Fortunately with support from Lindsays, East Cambridgeshire District Council and the Ukrainian hub, Olena was quickly able to settle into life in Ely.

“It was really nice to have those first three months just to settle in,” she said. “I very much want to go home at times and I miss my family so much, but the Russians are very close and it is just not safe.”

“I have really benefited from the personal approach everyone has taken. It is not just a tick in a box. Taking on someone from Ukraine can be a big responsibility. It is not just about giving someone a place to live, it is far more than that. Some people in Ukraine have seen a lot and have been traumatised because of the war.

“If anyone is thinking of offering their homes I would encourage them to come forward. I, for one, am so, so grateful for all of the support I have received and the Lindsays have been so kind.”

“My message for fellow Ukrainians who are thinking of coming over is to be active. To get out there and ask people. I know there are people who have come over and they are waiting for people in England to reach out to them and sort out everything for them. It’s not like that. You have to reach out and meet people and sort stuff out for yourselves. We all need to listen, to talk and to find ways to fit in. We may not know how to speak English but somebody can cook, somebody can help with children. It’s about reaching out, talking and learning the language. We all have to take a step forward.”

For Olena her big breakthrough came when the Lindsays’ neighbour, who comes from Lithuania, was also able to step in and offer Olena a job as a part-time barista in the café she runs at Ely train station.

“It was really hard at first because I did not know what people wanted – but I persevered and now my English is coming along fantastically, so I can talk to them about their coffee or their dog. Some of my regular customers are even learning Ukrainian!
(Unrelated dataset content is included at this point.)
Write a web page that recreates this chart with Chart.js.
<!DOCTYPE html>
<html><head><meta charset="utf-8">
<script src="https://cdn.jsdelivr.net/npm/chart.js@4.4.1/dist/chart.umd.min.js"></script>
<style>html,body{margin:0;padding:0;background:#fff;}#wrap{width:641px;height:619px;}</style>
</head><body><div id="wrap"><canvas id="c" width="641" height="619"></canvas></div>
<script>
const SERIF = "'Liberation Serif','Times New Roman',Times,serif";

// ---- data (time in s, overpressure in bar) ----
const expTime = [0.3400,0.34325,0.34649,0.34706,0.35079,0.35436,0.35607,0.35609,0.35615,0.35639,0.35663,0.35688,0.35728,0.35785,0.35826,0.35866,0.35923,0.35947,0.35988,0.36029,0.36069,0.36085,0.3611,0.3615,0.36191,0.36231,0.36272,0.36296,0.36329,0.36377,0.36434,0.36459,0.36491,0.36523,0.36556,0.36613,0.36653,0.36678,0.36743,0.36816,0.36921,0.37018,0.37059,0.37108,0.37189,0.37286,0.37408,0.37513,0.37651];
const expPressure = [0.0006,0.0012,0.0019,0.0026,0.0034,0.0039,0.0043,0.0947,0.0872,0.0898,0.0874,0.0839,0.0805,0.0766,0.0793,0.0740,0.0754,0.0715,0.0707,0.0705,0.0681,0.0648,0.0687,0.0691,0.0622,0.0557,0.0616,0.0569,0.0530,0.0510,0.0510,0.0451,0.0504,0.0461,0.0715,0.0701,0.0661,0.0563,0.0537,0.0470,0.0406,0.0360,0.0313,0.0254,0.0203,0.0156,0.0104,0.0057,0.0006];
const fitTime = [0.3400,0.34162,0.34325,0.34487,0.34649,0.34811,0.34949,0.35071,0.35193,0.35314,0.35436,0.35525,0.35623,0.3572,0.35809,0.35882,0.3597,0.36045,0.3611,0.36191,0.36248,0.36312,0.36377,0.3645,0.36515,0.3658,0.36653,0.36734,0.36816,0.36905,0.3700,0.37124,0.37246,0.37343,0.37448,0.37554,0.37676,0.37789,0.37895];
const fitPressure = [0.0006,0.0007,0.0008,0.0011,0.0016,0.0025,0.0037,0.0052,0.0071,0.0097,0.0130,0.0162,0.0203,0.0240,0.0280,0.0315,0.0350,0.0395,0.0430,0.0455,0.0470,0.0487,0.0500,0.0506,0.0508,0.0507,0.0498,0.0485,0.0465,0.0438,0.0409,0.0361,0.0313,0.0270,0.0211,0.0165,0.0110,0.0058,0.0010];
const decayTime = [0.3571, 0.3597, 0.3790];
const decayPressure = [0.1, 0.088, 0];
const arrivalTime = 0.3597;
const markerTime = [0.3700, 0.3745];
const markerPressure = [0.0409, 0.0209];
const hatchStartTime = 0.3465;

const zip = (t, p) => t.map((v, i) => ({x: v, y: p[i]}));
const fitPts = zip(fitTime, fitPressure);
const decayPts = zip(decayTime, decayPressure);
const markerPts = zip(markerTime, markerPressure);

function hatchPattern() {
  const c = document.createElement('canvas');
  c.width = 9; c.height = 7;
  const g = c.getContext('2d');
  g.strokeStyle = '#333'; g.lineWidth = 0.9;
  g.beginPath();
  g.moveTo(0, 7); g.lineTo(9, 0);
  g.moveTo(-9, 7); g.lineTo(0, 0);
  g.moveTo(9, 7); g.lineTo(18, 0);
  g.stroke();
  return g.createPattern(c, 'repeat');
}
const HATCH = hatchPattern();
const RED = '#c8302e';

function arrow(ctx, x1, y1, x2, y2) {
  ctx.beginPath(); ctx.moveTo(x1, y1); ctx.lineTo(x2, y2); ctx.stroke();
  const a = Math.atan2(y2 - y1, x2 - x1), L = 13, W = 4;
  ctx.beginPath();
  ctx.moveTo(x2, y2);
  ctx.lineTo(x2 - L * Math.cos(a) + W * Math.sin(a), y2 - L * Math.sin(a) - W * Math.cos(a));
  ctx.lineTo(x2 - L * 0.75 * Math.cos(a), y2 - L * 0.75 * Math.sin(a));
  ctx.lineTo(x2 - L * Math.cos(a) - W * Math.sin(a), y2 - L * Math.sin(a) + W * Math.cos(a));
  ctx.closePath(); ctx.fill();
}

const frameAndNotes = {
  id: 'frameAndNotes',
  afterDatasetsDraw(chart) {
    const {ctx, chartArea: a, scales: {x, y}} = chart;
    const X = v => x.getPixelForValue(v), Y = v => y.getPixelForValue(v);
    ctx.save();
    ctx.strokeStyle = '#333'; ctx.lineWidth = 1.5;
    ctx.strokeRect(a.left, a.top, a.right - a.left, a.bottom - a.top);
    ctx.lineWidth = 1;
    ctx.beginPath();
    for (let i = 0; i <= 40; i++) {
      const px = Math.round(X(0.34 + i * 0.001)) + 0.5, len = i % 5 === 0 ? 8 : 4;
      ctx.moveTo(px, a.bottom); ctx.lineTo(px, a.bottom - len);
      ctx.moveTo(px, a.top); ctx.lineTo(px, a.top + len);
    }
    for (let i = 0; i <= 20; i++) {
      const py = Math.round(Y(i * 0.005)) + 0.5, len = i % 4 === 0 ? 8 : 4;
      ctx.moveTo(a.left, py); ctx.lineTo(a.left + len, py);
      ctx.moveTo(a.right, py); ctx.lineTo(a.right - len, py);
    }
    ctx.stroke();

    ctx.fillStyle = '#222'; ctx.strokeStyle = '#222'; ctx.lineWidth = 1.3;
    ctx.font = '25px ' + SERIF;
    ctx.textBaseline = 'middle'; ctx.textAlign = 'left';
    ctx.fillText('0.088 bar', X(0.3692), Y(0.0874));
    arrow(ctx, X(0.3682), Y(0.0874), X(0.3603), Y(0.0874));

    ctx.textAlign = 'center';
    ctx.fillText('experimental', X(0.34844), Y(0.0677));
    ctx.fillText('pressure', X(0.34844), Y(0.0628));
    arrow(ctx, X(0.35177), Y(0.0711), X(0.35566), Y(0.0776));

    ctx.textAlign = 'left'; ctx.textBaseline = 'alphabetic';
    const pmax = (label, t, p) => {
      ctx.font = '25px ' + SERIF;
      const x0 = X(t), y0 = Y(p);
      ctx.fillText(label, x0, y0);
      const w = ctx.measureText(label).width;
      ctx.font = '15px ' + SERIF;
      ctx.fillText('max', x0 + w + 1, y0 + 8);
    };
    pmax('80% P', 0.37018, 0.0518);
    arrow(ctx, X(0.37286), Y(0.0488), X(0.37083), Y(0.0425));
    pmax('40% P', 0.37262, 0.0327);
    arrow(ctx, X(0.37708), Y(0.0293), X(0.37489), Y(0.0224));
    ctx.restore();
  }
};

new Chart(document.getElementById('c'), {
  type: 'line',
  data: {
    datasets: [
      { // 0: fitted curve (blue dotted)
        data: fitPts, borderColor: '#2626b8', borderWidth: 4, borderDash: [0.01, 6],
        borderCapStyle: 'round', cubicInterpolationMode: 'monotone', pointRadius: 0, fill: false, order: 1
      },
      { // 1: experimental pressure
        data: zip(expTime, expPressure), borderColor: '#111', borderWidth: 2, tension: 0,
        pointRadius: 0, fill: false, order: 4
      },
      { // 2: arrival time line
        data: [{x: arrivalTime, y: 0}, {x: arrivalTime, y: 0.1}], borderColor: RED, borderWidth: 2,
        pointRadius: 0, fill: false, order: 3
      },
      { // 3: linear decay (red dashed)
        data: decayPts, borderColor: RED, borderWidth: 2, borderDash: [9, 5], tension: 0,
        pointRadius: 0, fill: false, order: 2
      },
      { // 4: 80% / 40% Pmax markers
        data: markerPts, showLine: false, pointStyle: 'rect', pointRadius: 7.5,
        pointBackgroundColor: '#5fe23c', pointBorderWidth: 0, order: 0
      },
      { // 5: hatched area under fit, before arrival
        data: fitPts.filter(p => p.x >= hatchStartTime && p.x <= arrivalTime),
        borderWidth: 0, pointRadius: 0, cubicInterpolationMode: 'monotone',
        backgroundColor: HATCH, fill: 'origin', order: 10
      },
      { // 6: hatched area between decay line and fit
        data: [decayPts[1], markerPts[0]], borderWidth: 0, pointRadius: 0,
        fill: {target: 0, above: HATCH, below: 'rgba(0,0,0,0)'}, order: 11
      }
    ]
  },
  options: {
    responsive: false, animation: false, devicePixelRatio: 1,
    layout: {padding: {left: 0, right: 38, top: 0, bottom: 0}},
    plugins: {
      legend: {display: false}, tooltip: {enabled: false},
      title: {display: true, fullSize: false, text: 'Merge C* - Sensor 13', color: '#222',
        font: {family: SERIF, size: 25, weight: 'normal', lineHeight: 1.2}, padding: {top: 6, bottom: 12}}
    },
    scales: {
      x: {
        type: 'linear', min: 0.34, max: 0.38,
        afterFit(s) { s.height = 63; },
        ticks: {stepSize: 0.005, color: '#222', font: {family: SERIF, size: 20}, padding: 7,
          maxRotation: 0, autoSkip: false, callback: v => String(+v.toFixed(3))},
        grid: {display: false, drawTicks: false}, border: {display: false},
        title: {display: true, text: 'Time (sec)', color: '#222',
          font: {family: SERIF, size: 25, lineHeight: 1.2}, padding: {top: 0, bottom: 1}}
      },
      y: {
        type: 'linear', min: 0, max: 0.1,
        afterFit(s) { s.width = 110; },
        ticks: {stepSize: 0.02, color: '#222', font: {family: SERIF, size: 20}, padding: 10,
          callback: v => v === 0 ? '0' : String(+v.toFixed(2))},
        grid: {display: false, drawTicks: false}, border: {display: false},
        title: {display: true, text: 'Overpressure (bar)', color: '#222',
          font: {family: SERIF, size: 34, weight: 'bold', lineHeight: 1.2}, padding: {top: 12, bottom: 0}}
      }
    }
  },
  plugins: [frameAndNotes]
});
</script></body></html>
“I would encourage employers to really think about employing someone from Ukraine. We just need a hand with getting started but most of us are looking to make a life here and are grateful for any support we can get. I am sorry I don’t always understand English, but the English I am learning through my job is much better than any I can pick up through a course, and I will get there.”

So what does the future hold for Olena?

“It’s a difficult question to answer as no one knows what the future holds,” she said. “I would like to go back to Ukraine, but I am realistic about the chances of that happening any time soon. My goal for now is to settle here and be able to pay for the rent on a room with the income from my job and any support the government can help with.

“Sometimes I feel down about the whole situation,” she says. “But I have received incredible support here, and I am not giving up!”